Long Weekend builds its menace slowly but steadily; as the couple’s relationship gets more and more strained, mostly due to the emotional baggage they’ve brought with them, the wilderness grows more and more threatening. Long Weekend is unique on this list because these animals haven’t been mutated or genetically altered in any way—they’re just asserting themselves, all at once, on a couple of arsehole outsiders who absolutely have it coming.

2. Alligator

I’m singling out 1980’s Alligator here, but I picked it as a representative of several other “oops, we contaminated the animals” movies, which don’t vary too much in plot but are all over the map in terms of furious creatures. A young Robert Forster stars as a Chicago cop investigating reports of a giant alligator lurking in the sewers. In true urban legend fashion, the gator’s there because some jerk flushed his kid’s exotic new pet down the toilet a few years prior. In true sci-fi horror fashion, the critter has become gi-normous because of a steady diet of pets, wayward humans, and, oh yeah, lab rats that were used to test a sketchy agricultural growth hormone.
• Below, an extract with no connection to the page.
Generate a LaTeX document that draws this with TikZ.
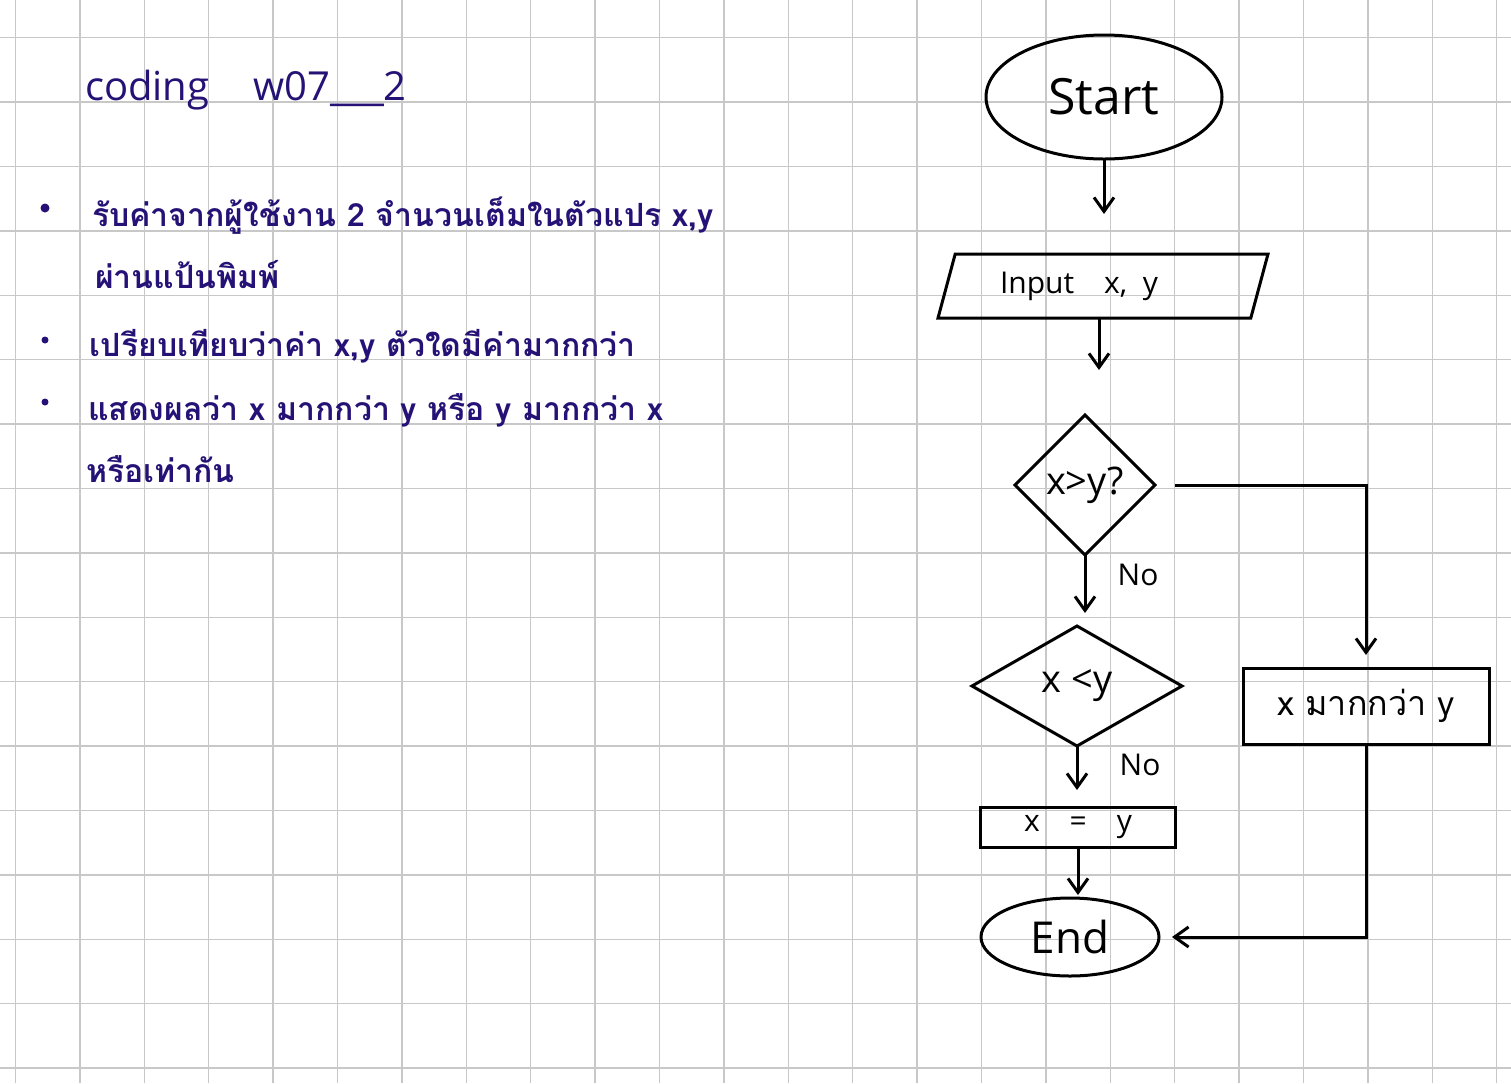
\documentclass[tikz,border=0pt]{standalone}
\usepackage{fontspec}
\setmainfont{Open Sans}
\newfontfamily\thaifont[Script=Thai]{Loma}
\usepackage{tikz}
\usetikzlibrary{arrows.meta, shapes.geometric}
\definecolor{ink}{RGB}{38,18,118}
\definecolor{gridgray}{RGB}{200,200,200}

\begin{document}
\begin{tikzpicture}[x=0.5pt,y=-0.5pt,line width=1.5pt,
        >={Straight Barb[length=7pt,width=10pt]},
        every node/.style={inner sep=0pt,outer sep=0pt},
        gridline/.style={draw=gridgray,line width=0.7pt},
        note/.style={anchor=base west,text=ink,font=\thaifont\bfseries\fontsize{16}{19}\selectfont},
        terminal/.style={draw,ellipse,line width=1.5pt},
        decision/.style={draw,diamond,line width=1.5pt},
        process/.style={draw,rectangle,line width=1.5pt},
        io/.style={draw,trapezium,trapezium left angle=59,trapezium right angle=121,
            trapezium stretches body,line width=1.5pt},
        flowtext/.style={font=\fontsize{15}{18}\selectfont}]

    % paper
    \fill[white] (0,0) rectangle (1511,1083);
    \useasboundingbox (0,0) rectangle (1511,1083);
    \foreach \i in {0,...,23}
        \draw[gridline] ({15.5+64.4*\i},0) -- ({15.5+64.4*\i},1083);
    \foreach \j in {0,...,16}
        \draw[gridline] (0,{37.7+64.4*\j}) -- (1511,{37.7+64.4*\j});

    % notes on the left
    \node[anchor=base west,text=ink,font=\fontsize{20}{24}\selectfont] (title) at (85,100) {coding\hspace{22pt}w07\_\_\_2};
    \fill[ink] (45,208) circle (4.5);
    \fill[ink] (45,340) circle (3.5);
    \fill[ink] (45,402) circle (3.5);
    \node[note] (line_1) at (92,226) {รับค่าจากผู้ใช้งาน 2 จำนวนเต็มในตัวแปร x,y};
    \node[note] (line_2) at (95,288) {ผ่านแป้นพิมพ์};
    \node[note] (line_3) at (90,356) {เปรียบเทียบว่าค่า x,y ตัวใดมีค่ามากกว่า};
    \node[note] (line_4) at (88,420) {แสดงผลว่า x มากกว่า y หรือ y มากกว่า x};
    \node[note] (line_5) at (86,482) {หรือเท่ากัน};

    % flowchart
    \node[terminal,minimum width=118pt,minimum height=62pt,font=\fontsize{25}{30}\selectfont] (start) at (1104,97) {Start};
    \node[io,flowtext,minimum width=165pt,minimum height=32pt] (inp) at (1103,286) {Input\quad x,\ \ y\hspace*{24pt}};
    \node[decision,minimum width=70pt,minimum height=70pt,font=\fontsize{19}{22}\selectfont] (d_1) at (1085,485) {x>y?};
    \node[decision,minimum width=105pt,minimum height=60pt,font=\fontsize{19}{22}\selectfont] (d_2) at (1077,686) {x <y};
    \node[process,minimum width=123pt,minimum height=38pt,font=\thaifont\fontsize{17}{20}\selectfont] (gt) at (1366,706) {x มากกว่า y};
    \node[process,minimum width=97.5pt,minimum height=20pt,flowtext] (eq) at (1078,827) {x\quad =\quad y};
    \node[terminal,minimum width=89pt,minimum height=39pt,font=\fontsize{22}{26}\selectfont] (end) at (1070,937) {End};
    \node[flowtext] (no_1) at (1138,575) {No};
    \node[flowtext] (no_2) at (1140,765) {No};

    \draw[->,shorten >=20pt] (start) -- (start.south |- inp.north);
    \draw[->,shorten >=21pt] (inp.south -| 1099,0) -- (1099,412);
    \draw[->,shorten >=6.5pt] (d_1.south) -- (d_1.south |- d_2.north);
    \draw[->,shorten >=8.5pt] (d_2.south) -- (d_2.south |- eq.north);
    \draw[->,shorten >=1.5pt] (eq.south) -- (eq.south |- end.north);
    \draw[->,shorten <=10pt,shorten >=6.5pt] (d_1.east) -| (gt.north);
    \draw[->,shorten >=6.5pt] (gt.south) |- (end.east);
\end{tikzpicture}
\end{document}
As an added bonus, once the gator makes its inevitable jailbreak from the sewer, it rampages through a fancy wedding party attended by the movie’s cast of villainous snobs, flinging tablecloths around and snacking on various guests—including the mayor of Chicago! Other recommended movies in a similar vein—which is to say, featuring animals and insects that become monsters as a direct result of humans mucking around in science labs—include rabbit terror epic Night of the Lepus, New Zealand black comedy Black Sheep, Joe Dante’s Piranha, Bong Joon-ho’s The Host, and Guillermo del Toro’s Mimic.

1. The Last Winter

Underrated horror director Larry Fessenden’s best film to date is this chilling thriller about an environmentalist (James LeGros) who butts heads with the macho leader of an oil company (Ron Perlman) when he suggests that climate change may be compromising a lucrative plan to drill on a protected part of the Arctic. It gets worse when workers begin succumbing to poisonous natural gas emissions, but what at first seems like an explainable series of disasters gets spooky as hell when sinister apparitions—Earth’s ghosts, it seems, summoned to defend an angry, weary planet—begin meting out their own brand of supernatural frontier justice.